Luke Selkirk’s camera flashed and snapped Banks out of his trance-like state. Faye was wielding her camcorder now. The other man in the room turned and spoke for the first time: Detective Chief Inspector Ken Blackstone of the West Yorkshire Police, looking immaculate as ever, even in his protective clothing. Gray hair curled over his ears, and his wire-rimmed glasses magnified his sharp eyes.

“Alan,” he said, in a voice like a sigh. “Like a fucking abattoir, isn’t it?”

“A fine start to the week. When did you get here?”

“Four forty-four.”

Blackstone lived out Lawnswood way, and it wouldn’t have taken him more than half an hour to get to The Hill, if that. Banks, heading the North Yorkshire team, was glad that Blackstone was running West Yorkshire’s part of their joint operation, dubbed the “Chameleon” squad because the killer, thus far, had managed to adapt, blend into the night and go unnoticed. Often, working together involved ego problems and incompatible personalities, but Banks and Blackstone had known each other for eight or nine years and had always worked well together.
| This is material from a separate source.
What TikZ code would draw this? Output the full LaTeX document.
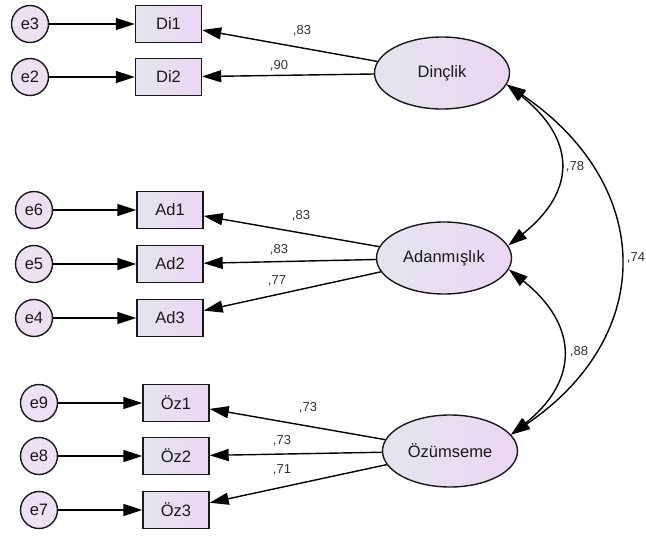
\documentclass[tikz,border=0pt]{standalone}
\usepackage{fontspec}
\setmainfont{Liberation Sans}
\usetikzlibrary{arrows.meta,shapes.geometric,calc}
\definecolor{boxL}{HTML}{E3E6EE}
\definecolor{boxR}{HTML}{ECD6F3}
\definecolor{errF}{HTML}{EEE0F3}
\definecolor{labC}{HTML}{333333}
\begin{document}
\begin{tikzpicture}[x=1pt,y=-1pt,
  every node/.style={inner sep=0pt},
  obs/.style={rectangle, draw=black!90, line width=1.4pt, minimum width=66pt, minimum height=37pt,
    left color=boxL, right color=boxR, text=black!90, font=\fontsize{16.5}{18}\selectfont},
  err/.style={circle, draw=black!90, line width=1.4pt, minimum size=37pt,
    left color=errF!80!boxL, right color=errF, text=black!90, font=\fontsize{16.5}{18}\selectfont},
  lat/.style={ellipse, draw=black!90, line width=1.4pt, minimum width=135pt, minimum height=72pt,
    left color=boxL, right color=boxR, text=black!90, font=\fontsize{16.5}{18}\selectfont},
  pth/.style={line width=1.4pt, -{Triangle[length=19pt,width=12pt]}},
  cov/.style={line width=1.4pt, {Triangle[length=19pt,width=12pt]}-{Triangle[length=19pt,width=12pt]}},
  lab/.style={text=labC, font=\fontsize{13}{15}\selectfont}
]
\useasboundingbox (0,0) rectangle (646,536);

% latent variables
\node[lat] (Dinc) at (442,73) {Dinçlik};
\node[lat] (Adan) at (444,258) {Adanmışlık};
\node[lat] (Ozum) at (450,451) {Özümseme};

% observed
\node[obs] (Di1) at (168.5,24) {Di1};
\node[obs] (Di2) at (168.5,77) {Di2};
\node[obs] (Ad1) at (170,210) {Ad1};
\node[obs] (Ad2) at (170,264) {Ad2};
\node[obs] (Ad3) at (170,318) {Ad3};
\node[obs] (Oz1) at (176,403) {Öz1};
\node[obs] (Oz2) at (176,456) {Öz2};
\node[obs] (Oz3) at (176,510) {Öz3};

% errors
\node[err] (e3) at (30,24) {e3};
\node[err] (e2) at (30,77) {e2};
\node[err] (e6) at (34,210) {e6};
\node[err] (e5) at (34,264) {e5};
\node[err] (e4) at (34,318) {e4};
\node[err] (e9) at (39,403) {e9};
\node[err] (e8) at (39,456) {e8};
\node[err] (e7) at (39,510) {e7};

% error paths
\foreach \a/\b in {e3/Di1,e2/Di2,e6/Ad1,e5/Ad2,e4/Ad3,e9/Oz1,e8/Oz2,e7/Oz3}
  \draw[pth] (\a) -- (\b);

% loadings
\foreach \a/\b in {Dinc/Di1,Dinc/Di2,Adan/Ad1,Adan/Ad2,Adan/Ad3,Ozum/Oz1,Ozum/Oz2,Ozum/Oz3}
  \draw[pth] (\a) -- (\b);

% covariances
\draw[cov] (Dinc.-10) .. controls ($(Dinc.-10)+(69,55)$) and ($(Adan.11)+(69,-55)$) .. (Adan.11);
\draw[cov] (Adan.-10) .. controls ($(Adan.-10)+(69,55)$) and ($(Ozum.15)+(69,-55)$) .. (Ozum.15);
\draw[cov] (Dinc.-10) .. controls ($(Dinc.-10)+(147,100)$) and ($(Ozum.15)+(147,-100)$) .. (Ozum.15);

% labels
\node[lab] (l1) at (302,31) {,83};
\node[lab] (l2) at (279,66) {,90};
\node[lab] (l3) at (301,216) {,83};
\node[lab] (l4) at (279,250) {,83};
\node[lab] (l5) at (277,281) {,77};
\node[lab] (l6) at (308,408) {,73};
\node[lab] (l7) at (282,441) {,73};
\node[lab] (l8) at (282,470) {,71};
\node[lab] (l9) at (575,167) {,78};
\node[lab] (l10) at (636,258) {,74};
\node[lab] (l11) at (579,352) {,88};
\end{tikzpicture}
\end{document}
They got on socially, too, with a mutual fondness for pubs, Indian food and female jazz singers.

“Have you talked to the paramedics?” Banks asked.

“Yes,” said Blackstone. “They said they checked the girl for signs of life and found none, so they left her undisturbed. PC Morrisey was dead, too. Terence Payne was handcuffed to the pipe over there. His head was badly beaten, but he was still breathing, so they carted him off to hospital sharpish. There’s been some contamination of the scene – mostly to the position of Morrisey’s body – but it’s minimal, given the unusual circumstances.”

“Trouble is, Ken, we’ve got two crime scenes overlapping here – maybe three, if you count what happened to Payne.” He paused. “Four, if you count Lucy Payne upstairs. That’ll cause problems. Where’s Stefan?” Detective Sergeant Stefan Nowak was their Crime Scene Co-coordinator, new to the Western Division HQ in Eastvale, and brought into the team by Banks, who had been quickly impressed by his abilities. Banks didn’t envy Stefan his job right now.

“Around somewhere,” said Blackstone. “Last time I saw him, he was heading upstairs.”

“Anything more you can tell me, Ken?”

“Not much, really. That’ll have to wait until we can talk to PC Taylor in more detail.”

“When might that be?”

“Later today. The paramedics took her off. She’s being treated for shock.”

“I’m not bloody surprised. Have they-”

“Yes. They’ve bagged her clothes and the police surgeon’s been to the hospital to do the necessary.”

Which meant taking fingernail scrapings and swabs from her hands, among other things. One thing it was easy to forget – and a thing everyone might want to forget – was that, for the moment, probationary PC Janet Taylor wasn’t a hero; she was a suspect in a case of excessive use of force. Very nasty indeed.